### Prompt
Quote the full listing word for word.

### Information supplied
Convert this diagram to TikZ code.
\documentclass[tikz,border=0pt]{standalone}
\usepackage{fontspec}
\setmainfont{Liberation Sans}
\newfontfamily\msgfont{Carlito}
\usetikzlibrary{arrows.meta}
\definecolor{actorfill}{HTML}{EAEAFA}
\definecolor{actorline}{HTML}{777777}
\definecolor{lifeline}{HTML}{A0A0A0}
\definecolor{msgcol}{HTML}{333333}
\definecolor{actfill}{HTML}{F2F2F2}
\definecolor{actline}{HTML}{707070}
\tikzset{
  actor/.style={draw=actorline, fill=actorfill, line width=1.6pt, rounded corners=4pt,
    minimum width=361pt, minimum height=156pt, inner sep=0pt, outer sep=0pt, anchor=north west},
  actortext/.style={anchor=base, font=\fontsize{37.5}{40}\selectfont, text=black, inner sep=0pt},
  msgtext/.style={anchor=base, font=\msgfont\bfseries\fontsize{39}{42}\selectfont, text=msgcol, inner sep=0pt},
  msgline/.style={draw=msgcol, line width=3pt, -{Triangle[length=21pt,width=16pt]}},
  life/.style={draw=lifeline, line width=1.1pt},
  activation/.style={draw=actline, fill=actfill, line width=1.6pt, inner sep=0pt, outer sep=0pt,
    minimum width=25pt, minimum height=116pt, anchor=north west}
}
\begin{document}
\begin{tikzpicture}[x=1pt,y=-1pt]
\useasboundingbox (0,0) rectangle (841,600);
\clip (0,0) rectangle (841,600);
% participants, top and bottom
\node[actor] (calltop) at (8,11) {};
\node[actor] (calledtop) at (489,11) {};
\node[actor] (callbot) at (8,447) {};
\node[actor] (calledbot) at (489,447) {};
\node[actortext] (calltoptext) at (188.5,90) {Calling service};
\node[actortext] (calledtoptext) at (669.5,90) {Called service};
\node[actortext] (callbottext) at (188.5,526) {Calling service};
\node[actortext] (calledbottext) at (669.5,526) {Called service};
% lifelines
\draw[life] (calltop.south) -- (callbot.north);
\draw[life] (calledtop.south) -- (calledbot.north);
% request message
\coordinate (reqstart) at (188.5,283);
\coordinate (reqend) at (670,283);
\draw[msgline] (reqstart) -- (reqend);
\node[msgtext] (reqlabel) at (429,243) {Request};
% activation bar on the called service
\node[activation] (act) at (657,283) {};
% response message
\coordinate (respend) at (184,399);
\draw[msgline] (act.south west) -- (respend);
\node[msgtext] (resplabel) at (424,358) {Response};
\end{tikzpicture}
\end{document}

### Written reply
Convert this diagram to TikZ code.
\documentclass[tikz,border=0pt]{standalone}
\usepackage{fontspec}
\setmainfont{Liberation Sans}
\newfontfamily\msgfont{Carlito}
\usetikzlibrary{arrows.meta}
\definecolor{actorfill}{HTML}{EAEAFA}
\definecolor{actorline}{HTML}{777777}
\definecolor{lifeline}{HTML}{A0A0A0}
\definecolor{msgcol}{HTML}{333333}
\definecolor{actfill}{HTML}{F2F2F2}
\definecolor{actline}{HTML}{707070}
\tikzset{
  actor/.style={draw=actorline, fill=actorfill, line width=1.6pt, rounded corners=4pt,
    minimum width=361pt, minimum height=156pt, inner sep=0pt, outer sep=0pt, anchor=north west},
  actortext/.style={anchor=base, font=\fontsize{37.5}{40}\selectfont, text=black, inner sep=0pt},
  msgtext/.style={anchor=base, font=\msgfont\bfseries\fontsize{39}{42}\selectfont, text=msgcol, inner sep=0pt},
  msgline/.style={draw=msgcol, line width=3pt, -{Triangle[length=21pt,width=16pt]}},
  life/.style={draw=lifeline, line width=1.1pt},
  activation/.style={draw=actline, fill=actfill, line width=1.6pt, inner sep=0pt, outer sep=0pt,
    minimum width=25pt, minimum height=116pt, anchor=north west}
}
\begin{document}
\begin{tikzpicture}[x=1pt,y=-1pt]
\useasboundingbox (0,0) rectangle (841,600);
\clip (0,0) rectangle (841,600);
% participants, top and bottom
\node[actor] (calltop) at (8,11) {};
\node[actor] (calledtop) at (489,11) {};
\node[actor] (callbot) at (8,447) {};
\node[actor] (calledbot) at (489,447) {};
\node[actortext] (calltoptext) at (188.5,90) {Calling service};
\node[actortext] (calledtoptext) at (669.5,90) {Called service};
\node[actortext] (callbottext) at (188.5,526) {Calling service};
\node[actortext] (calledbottext) at (669.5,526) {Called service};
% lifelines
\draw[life] (calltop.south) -- (callbot.north);
\draw[life] (calledtop.south) -- (calledbot.north);
% request message
\coordinate (reqstart) at (188.5,283);
\coordinate (reqend) at (670,283);
\draw[msgline] (reqstart) -- (reqend);
\node[msgtext] (reqlabel) at (429,243) {Request};
% activation bar on the called service
\node[activation] (act) at (657,283) {};
% response message
\coordinate (respend) at (184,399);
\draw[msgline] (act.south west) -- (respend);
\node[msgtext] (resplabel) at (424,358) {Response};
\end{tikzpicture}
\end{document}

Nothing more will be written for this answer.